RTI Rules for Other Countries
Japan
Law concerning the Disclosure of Information held by Administrative Organs
The legislation was adopted in 1999, but was to come into effect only in April 2001. It is argued that the two years gap was to enable the government to prepare its administrative mechanism for compliance with the procedures of the legislation.
The legislation seeks to ensure that the government is accountable to the people for its various operations, and to contribute to the promotion of a fair and democratic administration that is subject to the people’s accurate understanding and criticism.
The law is applicable to defined “administrative organs”. Organs within the Cabinet or organs under the jurisdiction of the Cabinet; organs defined in the National Government Organization Law (1948); certain organizations designated by Cabinet Order and the Board of Audit, are specified as administrative organs. The right of access is to administrative documents. The administrative document must have been prepared or obtained during the course of the duties by an employee of the organization.
Any person can make a request for disclosure of documents to the head of the administrative organization. The requester can be a corporation or other group, apart from individuals. The head of the organization is bound to assist the requester in making the request.
Six (6) exemptions (non-disclosure information) clauses are contained in one provision. Personal information of an individual; trade secrets and commercial information of a corporation or other entity (excluding the State and local public entities) or an individual; information voluntarily provided to an administrative organization with the condition that it will not be made public, are the first exemptions. But if this information is needed to protect a person’s life, health, livelihood, or property has to be disclosed. What come next are the standard exemptions related to information posing a risk to the security of the State; international relations; prevention, suppression or investigation of crimes; frank exchange of opinions or the neutrality of decision making in the internal process of the government (including interaction between organs of the State or local public entities) and the proper performance of affairs or business conducted by an organ of the State or local public entity.
If it is deemed by the head of the organization that particular public interest necessitates the disclosure of the information, the exempted information can be disclosed.

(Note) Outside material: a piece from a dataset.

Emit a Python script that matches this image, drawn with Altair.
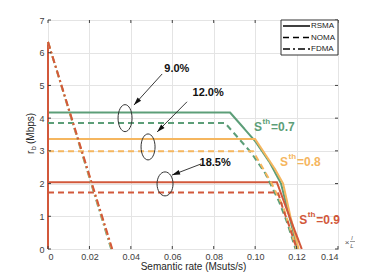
import altair as alt
import pandas as pd

# ---------------- data ----------------
thresholds = ["0.7", "0.8", "0.9"]
colors = ["#5c9e78", "#f5b65f", "#d2583b"]
schemes = ["RSMA", "NOMA", "FDMA"]

rsma_07_x = [0, 0, 0.0879, 0.1, 0.107, 0.1125, 0.1165, 0.1205]
rsma_07_y = [6.33, 4.17, 4.17, 3.3, 2.65, 2.0, 1.0, 0]
rsma_08_x = [0, 0, 0.1, 0.1095, 0.1135, 0.117, 0.121]
rsma_08_y = [6.33, 3.36, 3.36, 2.45, 2.0, 1.0, 0]
rsma_09_x = [0, 0, 0, 0.1105, 0.1165, 0.1225]
rsma_09_y = [0, 6.33, 2.04, 2.04, 1.0, 0]

noma_07_x = [0, 0.0855, 0.098, 0.105, 0.1116, 0.1155, 0.1195]
noma_07_y = [3.85, 3.85, 2.95, 2.3, 1.44, 0.8, 0]
noma_08_x = [0, 0.099, 0.108, 0.1135, 0.12]
noma_08_y = [2.99, 2.99, 2.0, 1.3, 0]
noma_09_x = [0, 0.111, 0.1135, 0.1165, 0.1201]
noma_09_y = [1.73, 1.73, 1.22, 0.7, 0]

fdma_07_x = [0, 0.0305]
fdma_07_y = [6.33, 0]
fdma_08_x = [0, 0.0308]
fdma_08_y = [6.33, 0]
fdma_09_x = [0, 0.031]
fdma_09_y = [6.33, 0]

x_ticks = [0, 0.02, 0.04, 0.06, 0.08, 0.1, 0.12, 0.14]
y_ticks = [0, 1, 2, 3, 4, 5, 6, 7]

gain_labels = ["9.0%", "12.0%", "18.5%"]
gain_x = [0.0622, 0.0773, 0.0807]
gain_y = [5.5, 4.77, 2.63]
arrow_x0 = [0.0551, 0.0671, 0.0739]
arrow_y0 = [5.35, 4.5, 2.6]
arrow_x1 = [0.0415, 0.0527, 0.0599]
arrow_y1 = [4.4, 3.58, 2.26]
arrow_angle = [222, 225, 249]
ellipse_x = [0.0372, 0.0483, 0.0565]
ellipse_y = [4.0, 3.12, 1.99]
ellipse_w = [14, 14, 16]
ellipse_h = [27, 26, 24]

sth_x = [0.0995, 0.112, 0.1213]
sth_y = [3.73, 2.66, 0.89]

# ---------------- tables ----------------
series = [
    ("RSMA", "0.7", rsma_07_x, rsma_07_y), ("RSMA", "0.8", rsma_08_x, rsma_08_y),
    ("RSMA", "0.9", rsma_09_x, rsma_09_y),
    ("NOMA", "0.7", noma_07_x, noma_07_y), ("NOMA", "0.8", noma_08_x, noma_08_y),
    ("NOMA", "0.9", noma_09_x, noma_09_y),
    ("FDMA", "0.7", fdma_07_x, fdma_07_y), ("FDMA", "0.8", fdma_08_x, fdma_08_y),
    ("FDMA", "0.9", fdma_09_x, fdma_09_y),
]
rows = []
for scheme, th, xs, ys in series:
    for i, (xv, yv) in enumerate(zip(xs, ys)):
        rows.append({"x": xv, "y": yv, "scheme": scheme, "th": th,
                     "grp": scheme + th, "o": i})
df = pd.DataFrame(rows)

W, H = 290, 229
xsc = alt.Scale(domain=[0, 0.14], nice=False)
ysc = alt.Scale(domain=[0, 7], nice=False)
csc = alt.Scale(domain=thresholds, range=colors)
dsc = alt.Scale(domain=schemes, range=[[1, 0], [6, 4], [7, 3, 2, 3]])
FONT = "Liberation Sans"

x_axis = alt.Axis(values=x_ticks, grid=True, gridColor="#e4e4e4",
                  domain=False, ticks=False, labelPadding=3,
                  labelFontSize=9, labelColor="#404040", labelOverlap=False,
                  titleFontSize=10, titleFontWeight="normal",
                  titleColor="#262626", titlePadding=0, labelFont=FONT,
                  titleFont=FONT, title="Semantic rate (Msuts/s)",
                  labelExpr="datum.value == 0 ? '0' : format(datum.value, '.2f')")
y_axis = alt.Axis(values=y_ticks, grid=True, gridColor="#e4e4e4",
                  domain=False, ticks=False, labelPadding=4, title=None,
                  labelOverlap=False, labelFlush=False,
                  labelFontSize=9, labelColor="#404040", labelFont=FONT)


def X(field):
    return alt.X(field, type="quantitative", scale=xsc, axis=x_axis)


def Y(field):
    return alt.Y(field, type="quantitative", scale=ysc, axis=y_axis)


lines = alt.Chart(df).mark_line(strokeWidth=2).encode(
    x=X("x"), y=Y("y"),
    color=alt.Color("th:N", scale=csc, legend=None),
    strokeDash=alt.StrokeDash("scheme:N", scale=dsc, legend=None),
    detail="grp:N", order="o:Q",
)

# inner ticks
xt = pd.DataFrame({"x": x_ticks})
yt = pd.DataFrame({"y": y_ticks})
tick_b = alt.Chart(xt).mark_rule(color="#404040").encode(
    x=X("x"), y=alt.value(H), y2=alt.value(H - 3))
tick_t = alt.Chart(xt).mark_rule(color="#404040").encode(
    x=X("x"), y=alt.value(0), y2=alt.value(3))
tick_l = alt.Chart(yt).mark_rule(color="#404040").encode(
    y=Y("y"), x=alt.value(0), x2=alt.value(3))
tick_r = alt.Chart(yt).mark_rule(color="#404040").encode(
    y=Y("y"), x=alt.value(W), x2=alt.value(W - 3))

# annotations
ann = pd.DataFrame({"label": gain_labels, "x": gain_x, "y": gain_y,
                    "x0": arrow_x0, "y0": arrow_y0, "x1": arrow_x1, "y1": arrow_y1,
                    "ang": arrow_angle})
gain_text = alt.Chart(ann).mark_text(fontSize=11, fontWeight="bold", font=FONT,
                                     color="#111").encode(
    x=X("x"), y=Y("y"), text="label:N")
arrow_line = alt.Chart(ann).mark_rule(color="#222", strokeWidth=0.9).encode(
    x=X("x0"), y=Y("y0"), x2="x1:Q", y2="y1:Q")
arrow_head = alt.Chart(ann).mark_point(
    shape="M0,0 L0.6,2 L-0.6,2 Z", filled=True, color="#111", size=64, opacity=1
).encode(x=X("x1"), y=Y("y1"), angle=alt.Angle("ang:Q", scale=None))

ellipses = []
for ex, ey, ew, eh in zip(ellipse_x, ellipse_y, ellipse_w, ellipse_h):
    a = ew / eh
    path = f"M{-a},0 A{a},1 0 1,1 {a},0 A{a},1 0 1,1 {-a},0 Z"
    ellipses.append(
        alt.Chart(pd.DataFrame({"x": [ex], "y": [ey]})).mark_point(
            shape=path, filled=False, stroke="#333", strokeWidth=1, size=eh * eh,
            opacity=1
        ).encode(x=X("x"), y=Y("y"))
    )

sth = pd.DataFrame({"x": sth_x, "y": sth_y, "th": thresholds,
                    "rest": ["=" + t for t in thresholds]})
s_main = alt.Chart(sth).mark_text(align="left", baseline="middle", fontSize=12,
                                  fontWeight="bold", font=FONT).encode(
    x=X("x"), y=Y("y"),
    text=alt.value("S"), color=alt.Color("th:N", scale=csc, legend=None))
s_sup = alt.Chart(sth).mark_text(align="left", baseline="middle", fontSize=8,
                                 fontWeight="bold", font=FONT, dx=8.5, dy=-5).encode(
    x=X("x"), y=Y("y"),
    text=alt.value("th"), color=alt.Color("th:N", scale=csc, legend=None))
s_rest = alt.Chart(sth).mark_text(align="left", baseline="middle", fontSize=12,
                                  fontWeight="bold", font=FONT, dx=17).encode(
    x=X("x"), y=Y("y"),
    text="rest:N", color=alt.Color("th:N", scale=csc, legend=None))

# legend box
one = alt.Data(values=[{"a": 1}])
leg_box = alt.Chart(one).mark_rect(fill="white", stroke="#333", strokeWidth=1).encode(
    x=alt.value(233), x2=alt.value(W), y=alt.value(0), y2=alt.value(35))
leg_items = []
for i, (name, dash) in enumerate(zip(schemes, [[1, 0], [6, 4], [7, 3, 2, 3]])):
    yy = 6 + i * 11.5
    leg_items.append(alt.Chart(one).mark_rule(color="black", strokeWidth=1.6,
                                              strokeDash=dash).encode(
        x=alt.value(235), x2=alt.value(262), y=alt.value(yy)))
    leg_items.append(alt.Chart(one).mark_text(align="left", baseline="middle",
                                              fontSize=8, font=FONT,
                                              color="#222").encode(
        x=alt.value(263), y=alt.value(yy), text=alt.value(name)))

# y-axis title r_b (Mbps)
ytitle = [
    alt.Chart(one).mark_text(angle=270, align="left", baseline="middle", fontSize=10,
                             font=FONT, color="#262626").encode(
        x=alt.value(-17), y=alt.value(134), text=alt.value("r")),
    alt.Chart(one).mark_text(angle=270, align="left", baseline="middle", fontSize=7,
                             font=FONT, color="#262626").encode(
        x=alt.value(-14), y=alt.value(130), text=alt.value("b")),
    alt.Chart(one).mark_text(angle=270, align="left", baseline="middle", fontSize=10,
                             font=FONT, color="#262626").encode(
        x=alt.value(-17), y=alt.value(124), text=alt.value("(Mbps)")),
]

# x multiplier  × l/L
xmul = [
    alt.Chart(one).mark_text(fontSize=8, font=FONT, color="#555").encode(
        x=alt.value(299), y=alt.value(223), text=alt.value("×")),
    alt.Chart(one).mark_text(fontSize=6, font=FONT, fontStyle="italic",
                             color="#555").encode(
        x=alt.value(304), y=alt.value(218), text=alt.value("l")),
    alt.Chart(one).mark_rule(color="#555", strokeWidth=0.6).encode(
        x=alt.value(302), x2=alt.value(307), y=alt.value(221.5)),
    alt.Chart(one).mark_text(fontSize=6, font=FONT, fontStyle="italic",
                             color="#555").encode(
        x=alt.value(304), y=alt.value(226), text=alt.value("L")),
]

chart = alt.layer(
    lines, tick_b, tick_t, tick_l, tick_r,
    *ellipses, arrow_line, arrow_head, gain_text,
    s_main, s_sup, s_rest,
    leg_box, *leg_items, *ytitle, *xmul,
).properties(
    width=W, height=H,
    autosize=alt.AutoSizeParams(type="none"),
    padding={"left": 40, "top": 12, "right": 22, "bottom": 23},
    background="white",
).configure_view(stroke="#333", strokeWidth=1)

chart.save("out.html", embed_options={"renderer": "svg", "actions": False})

Further, the exempted information can be severed from the document if it is easily excludable and if a meaningful document is remaining after the information is separated.
The decision on the request has to be made within thirty (30) days from the day the request is received. The time limit is extendable, if justifiable grounds exist, to a total of sixty (60) days. In case it is not possible to comply within this period of sixty (60) days also, because of the sheer bulk of documents to be processed, then access has to be provided for as much as is ready within the sixty (60) days and the rest has to be provided within a reasonable period which has to be specified to the requester when the part access is given. There is scope for third party representation before a decision is made.
Fees is required for making the disclosure request and the maybe additionally required for the implementation of disclosure. The fees has to be within the actual expenses incurred by the organization and consideration has to be given to make it as affordable as possible. Importantly, the legislation provides that the fees can be waived or reduced if the head of the organization deems that there is economic hardship or other special reason existing.
One appeal is decided by the Information Disclosure Review Board after reference from the head of the concerned organization. The law provides for the establishment, composition, members, their terms and conditions, the working of the Review Board, the powers of the Board and the management of the Board. There is a bar to further appeals beyond the Review Board under the Administrative Complaint Investigation Law. But law suits may be filed against a decision of disclosure by the Board or head of the organization to the district courts or to the court as provided by the Administrative Case Litigation Law.
There is no individual accountability for the information provider. No penal provision are provided against any erring head of the department for intentionally denying (or causing to deny) access to information by concealing documents or fraudulently tampering with the documents. To the contrary the only penal provision of the law is for penalizing members of the Review Board who do not keep the secrets that they come across during the course of their duty.
At the level of the organization the management of the administrative documents lies with the head of the organization. Above this is the Director-General of the Management and Coordination Agency who is responsible overall to secure the smooth application of the law by collecting, arranging and publishing a summary of the reports of the state of enforcement of the law by the organizations.